Soprattutto in Giappone, ma anche nel nostro paese, purtroppo, i sociologi aggiungono che fattori come la destabilizzazione economica che determina opportunità di lavoro irregolare, così come l’essere stati vittime di forme gravi di “bullismo scolastico”, di violenza psicologica, di derisione, di abuso ed esclusione o la timidezza possono essere un importante contributo all’emergenza del fenomeno. Anche la dipendenza da internet viene spesso indicata come una delle principali cause degli Hikikomori, ma non è così. Essa rappresenta una possibile conseguenza dell’isolamento, non una causa. Per arginare il fenomeno sempre più dilagante occorre che i Paesi attivino campagne di informazione e sensibilizzazione per favorire una riflessione critica sul fenomeno. Lo scopo è quello di capire, non curare, affrontare il problema senza stigmatizzarlo e senza giudicare.
La cura dell’Hikikomori è ancora lontana dall’essere definita e si stanno provando diverse strategie terapeutiche che includono un lavoro sul contesto, sulla famiglia e sulle relazioni, oltre ad un percorso di psicoterapia individuale. La terapia familiare deve comprendere sia il paziente che i suoi genitori e il trattamento cognitivo-comportamentale dovrebbe trattare l’ansia sociale, il senso d’inadeguatezza e la bassa autostima, esercizi di esposizione alle situazioni temute finalizzati ad aumentare gradualmente il contatto sociale.
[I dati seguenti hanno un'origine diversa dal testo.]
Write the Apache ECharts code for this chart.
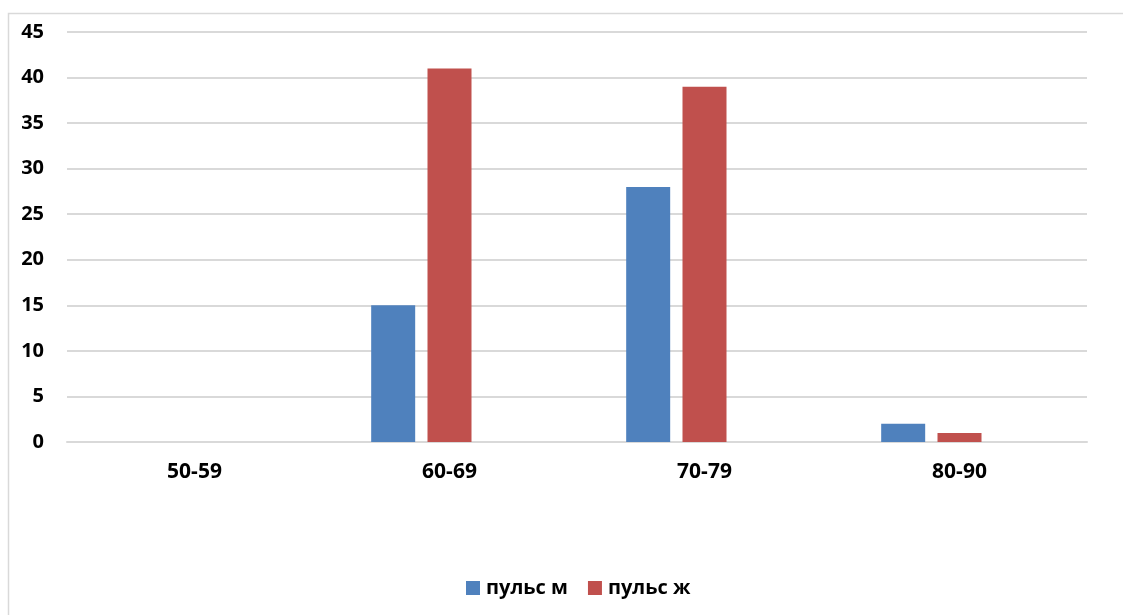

Per i giovani che sono ad un livello grave di auto-reclusione, il primo passo per uscire dall’isolamento dovrebbe comportare visite domiciliari ripetute per attirare gli Hikikomori fuori dalle loro stanze o addirittura ricorrere alle terapie on-line, attraverso strumenti per la tele psichiatria.
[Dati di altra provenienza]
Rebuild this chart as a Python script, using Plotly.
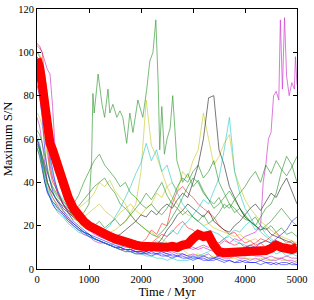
import plotly.graph_objects as go

# Common time grid (Myr)
T = [0, 50, 100, 150, 200, 250, 300, 350, 400, 450, 500,
     600, 700, 800, 900, 1000,
     1100, 1200, 1300, 1400, 1500, 1600, 1700, 1800, 1900, 2000,
     2100, 2200, 2300, 2400, 2500, 2600, 2700, 2800, 2900, 3000,
     3100, 3200, 3300, 3400, 3500, 3600, 3700, 3800, 3900, 4000,
     4100, 4200, 4300, 4400, 4500, 4600, 4700, 4800, 4900, 5000]

run_a = [104, 103, 100, 88, 70, 58, 50, 45, 42, 38, 36,
         32, 28, 25, 22, 20,
         18, 17, 15, 16, 14, 13, 12, 13, 11, 12,
         14, 18, 16, 21, 20, 30, 36, 38, 35, 33,
         30, 28, 26, 24, 20, 18, 16, 17, 14, 12,
         13, 11, 12, 10, 11, 9, 10, 8, 9, 8]
run_b = [103, 102, 100, 96, 92, 90, 75, 55, 45, 40, 37,
         33, 28, 24, 21, 19,
         17, 15, 14, 13, 12, 11, 10, 10, 9, 9,
         8, 9, 8, 8, 7, 8, 7, 7, 6, 7,
         6, 6, 7, 5, 6, 5, 5, 6, 5, 5,
         4, 5, 4, 5, 4, 4, 5, 4, 4, 3]
run_c = [100, 99, 96, 85, 72, 60, 52, 46, 43, 40, 38,
         33, 30, 28, 30, 32,
         35, 40, 38, 41, 36, 33, 30, 25, 22, 20,
         18, 17, 15, 14, 12, 10, 8, 9, 7, 6,
         7, 6, 5, 6, 5, 6, 5, 5, 4, 5,
         5, 4, 5, 4, 4, 5, 4, 4, 3, 4]
run_d = [72, 70, 66, 60, 52, 46, 42, 38, 35, 32, 30,
         26, 24, 21, 19, 18,
         17, 18, 16, 17, 18, 20, 22, 26, 30, 45,
         78, 57, 52, 45, 38, 33, 30, 27, 25, 24,
         22, 20, 21, 19, 18, 17, 16, 15, 16, 14,
         13, 14, 12, 13, 12, 11, 12, 10, 11, 10]
run_e = [58, 55, 50, 44, 38, 35, 33, 31, 30, 28, 27,
         25, 23, 22, 24, 26,
         28, 30, 27, 25, 23, 26, 28, 30, 27, 25,
         28, 30, 35, 33, 38, 40, 36, 45, 42, 50,
         55, 72, 60, 48, 52, 58, 62, 45, 38, 32,
         28, 25, 22, 20, 18, 16, 15, 14, 13, 12]
run_f = [60, 57, 52, 45, 40, 37, 35, 33, 31, 30, 28,
         26, 24, 22, 20, 18,
         17, 16, 15, 14, 15, 16, 18, 20, 22, 25,
         24, 27, 25, 28, 30, 28, 32, 35, 33, 40,
         48, 60, 79, 80, 55, 48, 38, 33, 28, 24,
         22, 20, 18, 19, 16, 15, 14, 13, 12, 11]
run_g = [56, 52, 46, 40, 36, 33, 31, 30, 28, 27, 26,
         23, 21, 19, 17, 16,
         14, 13, 12, 11, 10, 9, 8, 8, 7, 7,
         8, 9, 11, 14, 18, 21, 25, 27, 30, 28,
         26, 24, 27, 22, 20, 18, 17, 20, 22, 25,
         28, 30, 27, 31, 35, 33, 38, 42, 36, 30]
run_h = [96, 94, 88, 75, 60, 50, 44, 40, 36, 34, 32,
         28, 25, 22, 20, 18,
         17, 16, 18, 20, 24, 28, 33, 38, 44, 49,
         58, 50, 55, 45, 48, 40, 35, 30, 27, 24,
         22, 20, 18, 17, 16, 14, 15, 13, 12, 11,
         10, 9, 10, 8, 9, 7, 8, 6, 7, 6]
run_i = [62, 58, 50, 42, 36, 33, 30, 28, 26, 25, 24,
         21, 19, 17, 16, 15,
         14, 13, 12, 11, 12, 10, 11, 9, 10, 9,
         10, 11, 13, 12, 15, 18, 16, 20, 22, 25,
         28, 32, 30, 36, 42, 55, 70, 45, 35, 28,
         24, 20, 17, 15, 13, 12, 10, 9, 8, 7]
run_j = [100, 98, 95, 90, 80, 66, 56, 48, 42, 38, 35,
         32, 30, 34, 40, 45,
         50, 53, 48, 45, 42, 38, 40, 35, 33, 30,
         28, 30, 27, 25, 28, 32, 38, 42, 40, 45,
         48, 42, 45, 50, 40, 35, 30, 28, 25, 23,
         22, 20, 24, 28, 30, 35, 45, 52, 48, 40]
run_k = [58, 56, 52, 48, 44, 40, 37, 35, 33, 32, 30,
         28, 27, 29, 32, 35,
         38, 40, 42, 38, 35, 30, 28, 25, 22, 20,
         18, 16, 15, 17, 20, 24, 28, 33, 38, 42,
         40, 35, 32, 28, 30, 33, 36, 32, 28, 25,
         22, 20, 18, 20, 22, 25, 28, 25, 22, 20]
run_l = [98, 96, 92, 80, 65, 52, 45, 40, 36, 33, 30,
         26, 22, 20, 18, 16,
         14, 13, 12, 11, 10, 10, 9, 9, 8, 8,
         7, 8, 7, 7, 6, 7, 6, 6, 5, 6,
         5, 6, 5, 5, 6, 7, 6, 8, 9, 10,
         11, 10, 12, 13, 12, 14, 16, 18, 22, 24]
run_m = [60, 55, 48, 40, 35, 33, 30, 28, 27, 26, 25,
         22, 20, 18, 17, 16,
         15, 14, 13, 12, 11, 10, 9, 9, 8, 8,
         8, 7, 7, 8, 7, 6, 6, 7, 6, 5,
         5, 5, 4, 4, 5, 4, 4, 3, 4, 3,
         3, 3, 4, 3, 3, 2, 3, 3, 2, 2]
run_n = [95, 92, 85, 70, 55, 45, 40, 38, 35, 33, 30,
         27, 25, 23, 21, 19,
         17, 16, 15, 14, 13, 12, 11, 12, 11, 10,
         11, 12, 14, 16, 15, 17, 20, 22, 19, 18,
         16, 14, 15, 13, 12, 14, 12, 11, 12, 10,
         11, 12, 14, 13, 15, 17, 14, 12, 13, 11]
run_o = [85, 80, 70, 55, 45, 40, 36, 33, 31, 29, 27,
         24, 21, 19, 17, 15,
         14, 13, 12, 11, 10, 9, 9, 8, 8, 7,
         7, 6, 7, 6, 6, 5, 6, 5, 5, 4,
         5, 4, 4, 5, 4, 3, 4, 3, 3, 4,
         3, 3, 2, 3, 2, 3, 2, 2, 3, 2]
run_p = [70, 66, 58, 48, 40, 36, 33, 31, 29, 27, 26,
         23, 20, 18, 16, 15,
         13, 12, 12, 11, 10, 10, 9, 9, 8, 8,
         9, 8, 9, 10, 9, 11, 10, 12, 11, 10,
         9, 10, 9, 8, 9, 8, 7, 8, 7, 6,
         7, 6, 6, 5, 6, 5, 5, 6, 5, 5]
run_q = [56, 53, 47, 41, 37, 34, 31, 29, 28, 27, 25,
         22, 20, 18, 17, 15,
         14, 13, 12, 11, 10, 9, 9, 8, 7, 7,
         6, 6, 5, 5, 4, 5, 4, 4, 4, 5,
         6, 7, 8, 10, 12, 14, 16, 18, 17, 20,
         22, 18, 20, 16, 14, 12, 11, 10, 9, 8]
run_r = [64, 62, 58, 52, 46, 41, 38, 36, 34, 33, 31,
         29, 27, 25, 23, 21,
         20, 22, 19, 21, 23, 20, 22, 25, 28, 31,
         35, 32, 36, 40, 34, 30, 28, 25, 27, 24,
         22, 25, 21, 23, 26, 30, 28, 32, 35, 38,
         42, 45, 40, 48, 44, 50, 46, 43, 47, 52]

# Magenta run with a late rise (own time grid)
T_mag = [0, 50, 100, 150, 200, 250, 300, 350, 400, 450, 500,
         600, 700, 800, 900, 1000,
         1100, 1200, 1300, 1400, 1500, 1600, 1700, 1800, 1900, 2000,
         2100, 2200, 2300, 2400, 2500, 2600, 2700, 2800, 2900, 3000,
         3100, 3200, 3300, 3400, 3500, 3600, 3700, 3800, 3900, 4000,
         4100, 4200, 4300, 4350, 4400, 4450, 4500, 4550, 4600, 4650,
         4680, 4720, 4760, 4800, 4850, 4900, 4950, 4970, 5000]
run_mag = [90, 88, 82, 70, 58, 48, 42, 38, 35, 32, 30,
           27, 24, 22, 20, 18,
           16, 15, 14, 13, 12, 12, 11, 10, 10, 9,
           10, 9, 9, 10, 8, 9, 8, 9, 10, 9,
           10, 11, 10, 12, 11, 13, 12, 14, 13, 15,
           16, 17, 20, 40, 48, 60, 63, 80, 82, 78,
           115, 83, 116, 89, 80, 86, 83, 98, 85]

# Green run with a mid-time excursion (own time grid)
T_grn = [0, 50, 100, 150, 200, 250, 300, 350, 400, 450, 500,
         600, 700, 800, 900, 1000, 1050, 1075, 1100, 1175, 1250,
         1300, 1365, 1400, 1460, 1535, 1595, 1650, 1725, 1785, 1845,
         1940, 2035, 2110, 2170, 2230, 2285, 2330, 2360, 2400, 2450,
         2500, 2560, 2610, 2690, 2750, 2800, 2900, 3000,
         3100, 3200, 3300, 3400, 3500, 3600, 3700, 3800, 3900, 4000,
         4100, 4200, 4300, 4400, 4500, 4600, 4700, 4800, 4900, 5000]
run_grn = [57, 55, 50, 45, 40, 37, 35, 33, 32, 30, 29,
           27, 25, 24, 26, 30, 50, 81, 72, 90, 76,
           70, 83, 72, 76, 70, 73, 70, 58, 72, 63,
           78, 70, 83, 96, 100, 115, 86, 55, 75, 53,
           60, 65, 80, 50, 45, 40, 44, 38,
           41, 36, 32, 30, 33, 28, 30, 26, 28, 24,
           22, 24, 20, 18, 20, 17, 19, 16, 17, 15]

# Median of all runs
median = [97, 93, 85, 75, 65, 58, 55, 51, 47, 43, 39,
          33, 28, 24, 22, 20,
          18.5, 17, 16, 15, 14, 13, 12.2, 11.5, 11, 10.5,
          10.2, 10, 9.8, 9.8, 10, 10.5, 10, 11, 11.5, 14,
          16, 15, 15.5, 11, 8, 7.5, 7.5, 7.5, 7.8, 8,
          7.5, 7.5, 8, 8.5, 9.5, 11, 10, 9, 9, 10]

C = {"b": "#0000ff", "g": "#008000", "r": "#ff0000", "c": "#00bfbf",
     "m": "#bf00bf", "y": "#bfbf00", "k": "#000000"}

runs = [
    (T, run_a, "r"), (T, run_b, "m"), (T, run_c, "y"), (T, run_d, "y"),
    (T, run_e, "y"), (T, run_f, "k"), (T, run_g, "k"), (T, run_h, "c"),
    (T, run_i, "c"), (T, run_j, "g"), (T, run_k, "g"), (T, run_l, "b"),
    (T, run_m, "b"), (T, run_n, "r"), (T, run_o, "b"), (T, run_p, "m"),
    (T, run_q, "c"), (T, run_r, "g"),
    (T_mag, run_mag, "m"), (T_grn, run_grn, "g"),
]

fig = go.Figure()
for tx, vals, col in runs:
    fig.add_trace(go.Scatter(x=tx, y=vals, mode="lines",
                             line=dict(color=C[col], width=0.7),
                             opacity=0.75, showlegend=False, hoverinfo="skip"))
fig.add_trace(go.Scatter(x=T, y=median, mode="lines",
                         line=dict(color="#ff0000", width=9),
                         showlegend=False, hoverinfo="skip"))

font = "Liberation Serif, Times New Roman, serif"
axis_common = dict(showgrid=False, zeroline=False, showline=True,
                   linecolor="black", linewidth=1, mirror="ticks",
                   ticks="inside", ticklen=4, tickcolor="black",
                   tickfont=dict(family=font, size=10.5, color="black"))
fig.update_xaxes(range=[0, 5000], tickvals=[0, 1000, 2000, 3000, 4000, 5000],
                 title=dict(text="Time / Myr", font=dict(family=font, size=12.5, color="black"),
                            standoff=2),
                 **axis_common)
fig.update_yaxes(range=[0, 120], tickvals=[0, 20, 40, 60, 80, 100, 120],
                 title=dict(text="Maximum S/N", font=dict(family=font, size=12.5, color="black"),
                            standoff=2),
                 **axis_common)
fig.update_layout(width=314, height=300,
                  margin=dict(l=37, r=17, t=9, b=31, autoexpand=False),
                  paper_bgcolor="white", plot_bgcolor="white")
fig.write_html("out.html", config={"displayModeBar": False},
               post_script="document.body.style.margin='0';document.body.style.overflow='hidden';")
L’Hikikomori è un meccanismo di difesa messo in atto come reazione alle eccessive pressioni di realizzazione sociale; è il frutto di una società che esercita sui ragazzi una serie di pressioni che vanno dai buoni voti scolastici, alla realizzazione personale, alla bellezza fino alla moda. I ragazzi e le ragazze che vivono questa condizione si sentono sopraffatti, impotenti, annaspano per cercare di sopravvivere a un mondo di cui non si sentono parte attiva e troppo spesso sperimentano sentimenti di impotenza, perdita di controllo e di fallimento che li inducono spontaneamente ad allontanarsi da tutto e tutti e a rifugiarsi nella propria camera dove sono immuni al sentimento della vergogna. La nostra società, che punta tutto sull’immagine, sull’apparire, sminuendo le fragilità caratteriali che fanno parte di ognuno di noi, dovrebbe puntare sui giovani, ridare loro i sogni, le speranze facendo capire che i limiti possono essere superati e le difficoltà abbattute. Solo così i ragazzi che provano dolore e disagio nel vivere alcune situazioni sociali potranno riappropriarsi della loro vita e ricominciare a farsi baciare dai caldi e rassicuranti raggi del sole.